PROBLEM TO SOLVE
Set down the material below in full, matching it exactly.

╭─ INFORMATION PROVIDED

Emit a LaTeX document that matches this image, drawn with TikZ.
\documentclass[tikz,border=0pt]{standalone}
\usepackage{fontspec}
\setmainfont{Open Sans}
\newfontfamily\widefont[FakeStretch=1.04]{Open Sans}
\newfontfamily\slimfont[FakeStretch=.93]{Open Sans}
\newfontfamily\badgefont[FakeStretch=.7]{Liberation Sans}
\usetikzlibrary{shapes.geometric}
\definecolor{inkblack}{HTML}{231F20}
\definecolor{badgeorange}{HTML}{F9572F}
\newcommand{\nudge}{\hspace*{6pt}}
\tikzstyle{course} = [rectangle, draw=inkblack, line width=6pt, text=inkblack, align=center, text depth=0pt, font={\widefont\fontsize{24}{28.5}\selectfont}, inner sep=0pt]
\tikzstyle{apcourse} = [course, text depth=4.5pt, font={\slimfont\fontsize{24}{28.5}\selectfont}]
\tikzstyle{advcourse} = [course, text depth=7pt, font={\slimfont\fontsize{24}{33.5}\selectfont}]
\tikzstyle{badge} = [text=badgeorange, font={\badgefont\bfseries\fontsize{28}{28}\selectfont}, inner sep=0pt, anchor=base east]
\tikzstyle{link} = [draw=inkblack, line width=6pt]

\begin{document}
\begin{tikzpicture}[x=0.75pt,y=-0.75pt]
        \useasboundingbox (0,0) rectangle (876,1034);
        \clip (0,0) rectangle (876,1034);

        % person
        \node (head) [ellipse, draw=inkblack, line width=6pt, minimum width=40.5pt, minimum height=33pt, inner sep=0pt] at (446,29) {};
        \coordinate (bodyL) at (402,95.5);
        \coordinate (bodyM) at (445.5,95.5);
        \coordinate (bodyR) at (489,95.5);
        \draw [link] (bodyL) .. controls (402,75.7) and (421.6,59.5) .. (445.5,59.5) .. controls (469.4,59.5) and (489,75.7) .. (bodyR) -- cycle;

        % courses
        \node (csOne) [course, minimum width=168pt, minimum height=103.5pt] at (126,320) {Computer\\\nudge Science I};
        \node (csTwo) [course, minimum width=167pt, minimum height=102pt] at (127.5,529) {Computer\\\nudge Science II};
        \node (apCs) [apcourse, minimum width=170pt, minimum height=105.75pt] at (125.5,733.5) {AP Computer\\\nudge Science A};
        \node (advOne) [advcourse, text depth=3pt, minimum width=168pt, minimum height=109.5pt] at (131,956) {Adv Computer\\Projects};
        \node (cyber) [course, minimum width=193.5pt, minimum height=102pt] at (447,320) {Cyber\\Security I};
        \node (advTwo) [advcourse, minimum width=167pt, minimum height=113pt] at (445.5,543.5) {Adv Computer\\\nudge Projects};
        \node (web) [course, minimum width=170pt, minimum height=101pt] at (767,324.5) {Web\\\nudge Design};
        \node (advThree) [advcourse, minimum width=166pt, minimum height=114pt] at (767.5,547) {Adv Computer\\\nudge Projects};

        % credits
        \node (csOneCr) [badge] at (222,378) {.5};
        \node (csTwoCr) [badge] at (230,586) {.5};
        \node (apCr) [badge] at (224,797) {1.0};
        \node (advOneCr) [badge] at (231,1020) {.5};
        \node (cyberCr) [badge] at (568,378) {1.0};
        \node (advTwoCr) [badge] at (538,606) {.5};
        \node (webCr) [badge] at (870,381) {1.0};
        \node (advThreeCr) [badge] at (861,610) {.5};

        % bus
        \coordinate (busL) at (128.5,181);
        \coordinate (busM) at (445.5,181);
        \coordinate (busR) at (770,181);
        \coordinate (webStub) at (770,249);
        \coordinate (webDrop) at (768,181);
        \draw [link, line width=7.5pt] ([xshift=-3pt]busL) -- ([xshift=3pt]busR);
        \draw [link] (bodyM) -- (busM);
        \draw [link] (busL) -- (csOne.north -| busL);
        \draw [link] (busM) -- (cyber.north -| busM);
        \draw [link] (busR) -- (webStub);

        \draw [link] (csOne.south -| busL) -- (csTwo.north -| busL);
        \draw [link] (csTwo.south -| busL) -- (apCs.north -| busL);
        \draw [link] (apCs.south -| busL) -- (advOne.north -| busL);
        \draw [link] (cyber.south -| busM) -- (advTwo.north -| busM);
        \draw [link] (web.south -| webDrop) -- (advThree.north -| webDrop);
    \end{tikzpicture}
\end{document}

╰─

SOLVED PROBLEM
Emit a LaTeX document that matches this image, drawn with TikZ.
\documentclass[tikz,border=0pt]{standalone}
\usepackage{fontspec}
\setmainfont{Open Sans}
\newfontfamily\widefont[FakeStretch=1.04]{Open Sans}
\newfontfamily\slimfont[FakeStretch=.93]{Open Sans}
\newfontfamily\badgefont[FakeStretch=.7]{Liberation Sans}
\usetikzlibrary{shapes.geometric}
\definecolor{inkblack}{HTML}{231F20}
\definecolor{badgeorange}{HTML}{F9572F}
\newcommand{\nudge}{\hspace*{6pt}}
\tikzstyle{course} = [rectangle, draw=inkblack, line width=6pt, text=inkblack, align=center, text depth=0pt, font={\widefont\fontsize{24}{28.5}\selectfont}, inner sep=0pt]
\tikzstyle{apcourse} = [course, text depth=4.5pt, font={\slimfont\fontsize{24}{28.5}\selectfont}]
\tikzstyle{advcourse} = [course, text depth=7pt, font={\slimfont\fontsize{24}{33.5}\selectfont}]
\tikzstyle{badge} = [text=badgeorange, font={\badgefont\bfseries\fontsize{28}{28}\selectfont}, inner sep=0pt, anchor=base east]
\tikzstyle{link} = [draw=inkblack, line width=6pt]

\begin{document}
\begin{tikzpicture}[x=0.75pt,y=-0.75pt]
        \useasboundingbox (0,0) rectangle (876,1034);
        \clip (0,0) rectangle (876,1034);

        % person
        \node (head) [ellipse, draw=inkblack, line width=6pt, minimum width=40.5pt, minimum height=33pt, inner sep=0pt] at (446,29) {};
        \coordinate (bodyL) at (402,95.5);
        \coordinate (bodyM) at (445.5,95.5);
        \coordinate (bodyR) at (489,95.5);
        \draw [link] (bodyL) .. controls (402,75.7) and (421.6,59.5) .. (445.5,59.5) .. controls (469.4,59.5) and (489,75.7) .. (bodyR) -- cycle;

        % courses
        \node (csOne) [course, minimum width=168pt, minimum height=103.5pt] at (126,320) {Computer\\\nudge Science I};
        \node (csTwo) [course, minimum width=167pt, minimum height=102pt] at (127.5,529) {Computer\\\nudge Science II};
        \node (apCs) [apcourse, minimum width=170pt, minimum height=105.75pt] at (125.5,733.5) {AP Computer\\\nudge Science A};
        \node (advOne) [advcourse, text depth=3pt, minimum width=168pt, minimum height=109.5pt] at (131,956) {Adv Computer\\Projects};
        \node (cyber) [course, minimum width=193.5pt, minimum height=102pt] at (447,320) {Cyber\\Security I};
        \node (advTwo) [advcourse, minimum width=167pt, minimum height=113pt] at (445.5,543.5) {Adv Computer\\\nudge Projects};
        \node (web) [course, minimum width=170pt, minimum height=101pt] at (767,324.5) {Web\\\nudge Design};
        \node (advThree) [advcourse, minimum width=166pt, minimum height=114pt] at (767.5,547) {Adv Computer\\\nudge Projects};

        % credits
        \node (csOneCr) [badge] at (222,378) {.5};
        \node (csTwoCr) [badge] at (230,586) {.5};
        \node (apCr) [badge] at (224,797) {1.0};
        \node (advOneCr) [badge] at (231,1020) {.5};
        \node (cyberCr) [badge] at (568,378) {1.0};
        \node (advTwoCr) [badge] at (538,606) {.5};
        \node (webCr) [badge] at (870,381) {1.0};
        \node (advThreeCr) [badge] at (861,610) {.5};

        % bus
        \coordinate (busL) at (128.5,181);
        \coordinate (busM) at (445.5,181);
        \coordinate (busR) at (770,181);
        \coordinate (webStub) at (770,249);
        \coordinate (webDrop) at (768,181);
        \draw [link, line width=7.5pt] ([xshift=-3pt]busL) -- ([xshift=3pt]busR);
        \draw [link] (bodyM) -- (busM);
        \draw [link] (busL) -- (csOne.north -| busL);
        \draw [link] (busM) -- (cyber.north -| busM);
        \draw [link] (busR) -- (webStub);

        \draw [link] (csOne.south -| busL) -- (csTwo.north -| busL);
        \draw [link] (csTwo.south -| busL) -- (apCs.north -| busL);
        \draw [link] (apCs.south -| busL) -- (advOne.north -| busL);
        \draw [link] (cyber.south -| busM) -- (advTwo.north -| busM);
        \draw [link] (web.south -| webDrop) -- (advThree.north -| webDrop);
    \end{tikzpicture}
\end{document}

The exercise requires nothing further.